The minister of defense’s campaign focuses heavily on national responsibility and mamlachtiut, two concepts that, in the era of flashy populism, carry less appeal and esteem than they have in the past. But they still resonate with Likudniks.
However, they are bothered by Benny the centrist, the leader who established a line of communication with Palestinian Authority President Mahmoud Abbas (also known as Abu Mazen) and the meetings he has held with him. Abu Mazen has even visited Gantz at his home – a level of familiarity that worries potential voters on the right.
“Gantz is a leftist,” says Ayelet Shaked, leader of the Jewish Home party, which is currently struggling to pass the electoral threshold. “And he also wants a Palestinian state.”
Gantz dismisses his critics. “My concern is the interest of the State of Israel,” he says, “and if it is in the interest of the state that I talk to Abu Mazen, I will talk to him.

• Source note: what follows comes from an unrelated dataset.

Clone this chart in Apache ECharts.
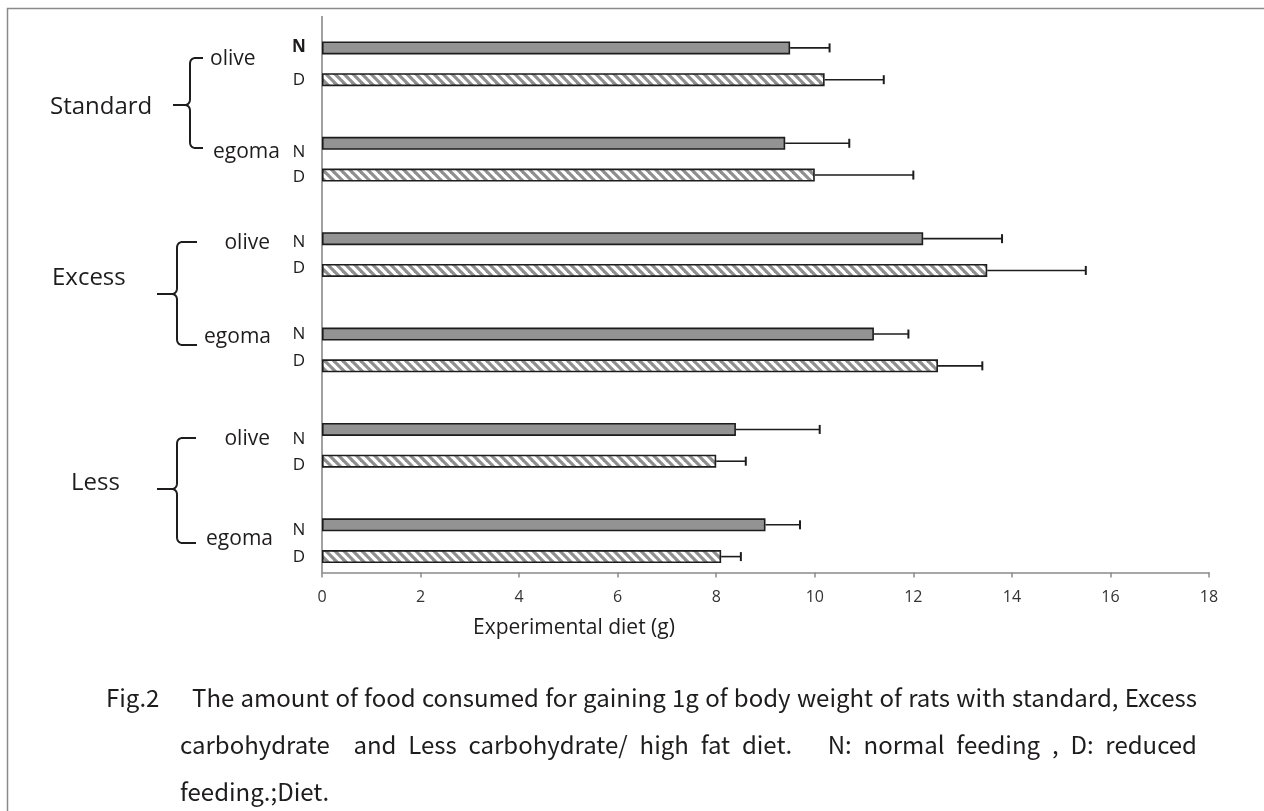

My job is to safeguard the security of all the residents of this country. I’m the minister of defense. I will do whatever is necessary for the sake of security.”
AT GANTZ'S CAMPAIGN HEADQUARTERS IN TEL AVIV, his team sits around a long table, late into the night, brainstorming ways to move the stubborn poll numbers. Half empty bottles of wine and gin are scattered, alongside boxes of junk food.
“Nothing is moving,” says a campaign worker in frustration. “It's been weeks. No change.” As E-Day nears, Gantz is expected make more public appearances, rubbing shoulders with potential voters. In the Israeli political system, which oscillates between madness and insanity, Benny Gantz is looking for a moment of sanity; when he can try his luck, again, to become prime minister. As someone who was nicknamed “Mazeliko” (“lucky guy”) during his military career due to his knack for being in the right place at the right time, Gantz and his campaign staff are hoping that on November 1, the stars will align.
“And if Bibi approaches you again,” Gantz was asked recently, “and offers you to be prime minister for the first two years of the term – only you, with all the power and capabilities, what will you do?”
Gantz allowed himself a long, silent pause, thinking carefully.
“We'll see after the elections,” he answered quietly. “But I certainly won’t serve in a government led by Netanyahu. Not anymore.”